GIVEN DATA =
__________

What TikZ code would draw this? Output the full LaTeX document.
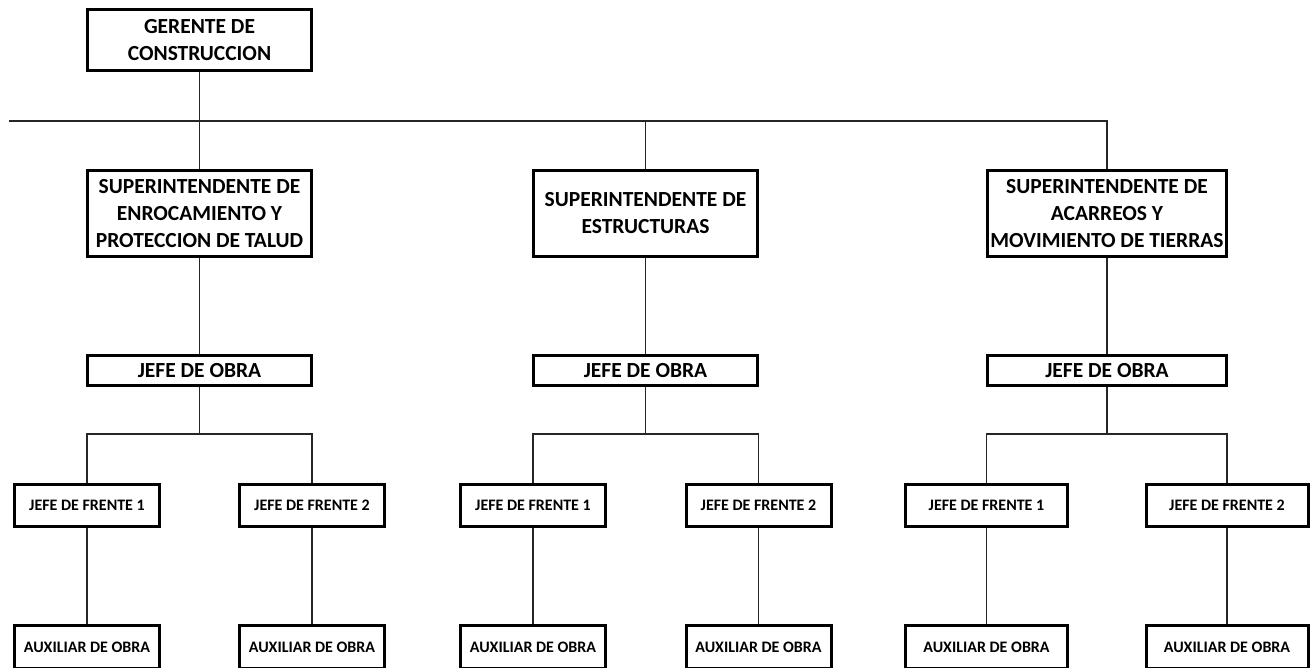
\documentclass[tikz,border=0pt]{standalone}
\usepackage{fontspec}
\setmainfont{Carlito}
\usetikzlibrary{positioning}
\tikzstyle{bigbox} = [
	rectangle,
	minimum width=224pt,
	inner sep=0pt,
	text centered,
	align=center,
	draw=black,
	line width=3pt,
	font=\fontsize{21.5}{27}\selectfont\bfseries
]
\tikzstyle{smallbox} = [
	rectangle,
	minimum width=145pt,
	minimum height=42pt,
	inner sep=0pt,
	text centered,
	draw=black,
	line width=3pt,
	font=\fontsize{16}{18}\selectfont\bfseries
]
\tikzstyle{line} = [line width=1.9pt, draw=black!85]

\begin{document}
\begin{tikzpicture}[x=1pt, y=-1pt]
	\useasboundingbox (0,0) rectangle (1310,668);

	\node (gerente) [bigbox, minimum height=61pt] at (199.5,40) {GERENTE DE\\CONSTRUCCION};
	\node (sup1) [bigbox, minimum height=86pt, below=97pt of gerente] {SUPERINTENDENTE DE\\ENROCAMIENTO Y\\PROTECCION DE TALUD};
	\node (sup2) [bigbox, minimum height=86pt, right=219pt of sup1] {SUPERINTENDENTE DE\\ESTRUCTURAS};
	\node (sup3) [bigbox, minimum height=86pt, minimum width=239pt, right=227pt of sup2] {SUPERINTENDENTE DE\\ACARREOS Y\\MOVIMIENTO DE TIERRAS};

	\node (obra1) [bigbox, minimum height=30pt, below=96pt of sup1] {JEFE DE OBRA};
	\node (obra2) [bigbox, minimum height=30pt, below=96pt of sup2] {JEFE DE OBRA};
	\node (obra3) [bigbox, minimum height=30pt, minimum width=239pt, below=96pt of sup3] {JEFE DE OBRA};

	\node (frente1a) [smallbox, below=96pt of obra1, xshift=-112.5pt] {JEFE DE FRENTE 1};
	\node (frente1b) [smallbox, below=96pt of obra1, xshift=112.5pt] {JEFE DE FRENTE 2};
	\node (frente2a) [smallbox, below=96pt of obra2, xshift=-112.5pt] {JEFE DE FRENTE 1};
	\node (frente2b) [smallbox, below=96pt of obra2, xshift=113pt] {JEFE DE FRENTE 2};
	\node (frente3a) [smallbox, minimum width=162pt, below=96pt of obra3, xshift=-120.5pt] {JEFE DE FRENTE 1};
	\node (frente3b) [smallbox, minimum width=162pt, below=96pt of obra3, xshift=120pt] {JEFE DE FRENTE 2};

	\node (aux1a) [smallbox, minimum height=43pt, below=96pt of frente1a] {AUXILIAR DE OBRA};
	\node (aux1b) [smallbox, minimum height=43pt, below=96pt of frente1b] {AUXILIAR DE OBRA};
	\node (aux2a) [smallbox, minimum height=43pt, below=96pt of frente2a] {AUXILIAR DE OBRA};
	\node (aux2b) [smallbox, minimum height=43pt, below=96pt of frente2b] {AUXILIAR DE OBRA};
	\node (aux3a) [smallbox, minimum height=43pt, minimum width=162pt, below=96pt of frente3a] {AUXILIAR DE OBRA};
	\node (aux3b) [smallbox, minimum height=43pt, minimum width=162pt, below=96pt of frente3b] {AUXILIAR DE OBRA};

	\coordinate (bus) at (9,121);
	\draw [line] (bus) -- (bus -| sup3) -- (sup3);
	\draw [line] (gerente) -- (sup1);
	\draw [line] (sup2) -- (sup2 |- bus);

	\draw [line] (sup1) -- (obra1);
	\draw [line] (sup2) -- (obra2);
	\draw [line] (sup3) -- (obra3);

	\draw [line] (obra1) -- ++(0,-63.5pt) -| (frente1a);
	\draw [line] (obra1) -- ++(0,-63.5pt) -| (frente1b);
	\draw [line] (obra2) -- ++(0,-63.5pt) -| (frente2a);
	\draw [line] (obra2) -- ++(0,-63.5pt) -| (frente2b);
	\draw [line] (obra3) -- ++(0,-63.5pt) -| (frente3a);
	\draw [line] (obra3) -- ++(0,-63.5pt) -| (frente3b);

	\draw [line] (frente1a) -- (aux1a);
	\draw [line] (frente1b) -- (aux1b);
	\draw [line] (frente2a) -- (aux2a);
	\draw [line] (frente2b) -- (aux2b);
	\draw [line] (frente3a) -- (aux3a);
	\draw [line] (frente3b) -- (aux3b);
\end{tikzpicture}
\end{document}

__________

GOAL =
Write out each line again precisely as it appears, skipping every picture.

TASK RESULT =
What TikZ code would draw this? Output the full LaTeX document.
\documentclass[tikz,border=0pt]{standalone}
\usepackage{fontspec}
\setmainfont{Carlito}
\usetikzlibrary{positioning}
\tikzstyle{bigbox} = [
	rectangle,
	minimum width=224pt,
	inner sep=0pt,
	text centered,
	align=center,
	draw=black,
	line width=3pt,
	font=\fontsize{21.5}{27}\selectfont\bfseries
]
\tikzstyle{smallbox} = [
	rectangle,
	minimum width=145pt,
	minimum height=42pt,
	inner sep=0pt,
	text centered,
	draw=black,
	line width=3pt,
	font=\fontsize{16}{18}\selectfont\bfseries
]
\tikzstyle{line} = [line width=1.9pt, draw=black!85]

\begin{document}
\begin{tikzpicture}[x=1pt, y=-1pt]
	\useasboundingbox (0,0) rectangle (1310,668);

	\node (gerente) [bigbox, minimum height=61pt] at (199.5,40) {GERENTE DE\\CONSTRUCCION};
	\node (sup1) [bigbox, minimum height=86pt, below=97pt of gerente] {SUPERINTENDENTE DE\\ENROCAMIENTO Y\\PROTECCION DE TALUD};
	\node (sup2) [bigbox, minimum height=86pt, right=219pt of sup1] {SUPERINTENDENTE DE\\ESTRUCTURAS};
	\node (sup3) [bigbox, minimum height=86pt, minimum width=239pt, right=227pt of sup2] {SUPERINTENDENTE DE\\ACARREOS Y\\MOVIMIENTO DE TIERRAS};

	\node (obra1) [bigbox, minimum height=30pt, below=96pt of sup1] {JEFE DE OBRA};
	\node (obra2) [bigbox, minimum height=30pt, below=96pt of sup2] {JEFE DE OBRA};
	\node (obra3) [bigbox, minimum height=30pt, minimum width=239pt, below=96pt of sup3] {JEFE DE OBRA};

	\node (frente1a) [smallbox, below=96pt of obra1, xshift=-112.5pt] {JEFE DE FRENTE 1};
	\node (frente1b) [smallbox, below=96pt of obra1, xshift=112.5pt] {JEFE DE FRENTE 2};
	\node (frente2a) [smallbox, below=96pt of obra2, xshift=-112.5pt] {JEFE DE FRENTE 1};
	\node (frente2b) [smallbox, below=96pt of obra2, xshift=113pt] {JEFE DE FRENTE 2};
	\node (frente3a) [smallbox, minimum width=162pt, below=96pt of obra3, xshift=-120.5pt] {JEFE DE FRENTE 1};
	\node (frente3b) [smallbox, minimum width=162pt, below=96pt of obra3, xshift=120pt] {JEFE DE FRENTE 2};

	\node (aux1a) [smallbox, minimum height=43pt, below=96pt of frente1a] {AUXILIAR DE OBRA};
	\node (aux1b) [smallbox, minimum height=43pt, below=96pt of frente1b] {AUXILIAR DE OBRA};
	\node (aux2a) [smallbox, minimum height=43pt, below=96pt of frente2a] {AUXILIAR DE OBRA};
	\node (aux2b) [smallbox, minimum height=43pt, below=96pt of frente2b] {AUXILIAR DE OBRA};
	\node (aux3a) [smallbox, minimum height=43pt, minimum width=162pt, below=96pt of frente3a] {AUXILIAR DE OBRA};
	\node (aux3b) [smallbox, minimum height=43pt, minimum width=162pt, below=96pt of frente3b] {AUXILIAR DE OBRA};

	\coordinate (bus) at (9,121);
	\draw [line] (bus) -- (bus -| sup3) -- (sup3);
	\draw [line] (gerente) -- (sup1);
	\draw [line] (sup2) -- (sup2 |- bus);

	\draw [line] (sup1) -- (obra1);
	\draw [line] (sup2) -- (obra2);
	\draw [line] (sup3) -- (obra3);

	\draw [line] (obra1) -- ++(0,-63.5pt) -| (frente1a);
	\draw [line] (obra1) -- ++(0,-63.5pt) -| (frente1b);
	\draw [line] (obra2) -- ++(0,-63.5pt) -| (frente2a);
	\draw [line] (obra2) -- ++(0,-63.5pt) -| (frente2b);
	\draw [line] (obra3) -- ++(0,-63.5pt) -| (frente3a);
	\draw [line] (obra3) -- ++(0,-63.5pt) -| (frente3b);

	\draw [line] (frente1a) -- (aux1a);
	\draw [line] (frente1b) -- (aux1b);
	\draw [line] (frente2a) -- (aux2a);
	\draw [line] (frente2b) -- (aux2b);
	\draw [line] (frente3a) -- (aux3a);
	\draw [line] (frente3b) -- (aux3b);
\end{tikzpicture}
\end{document}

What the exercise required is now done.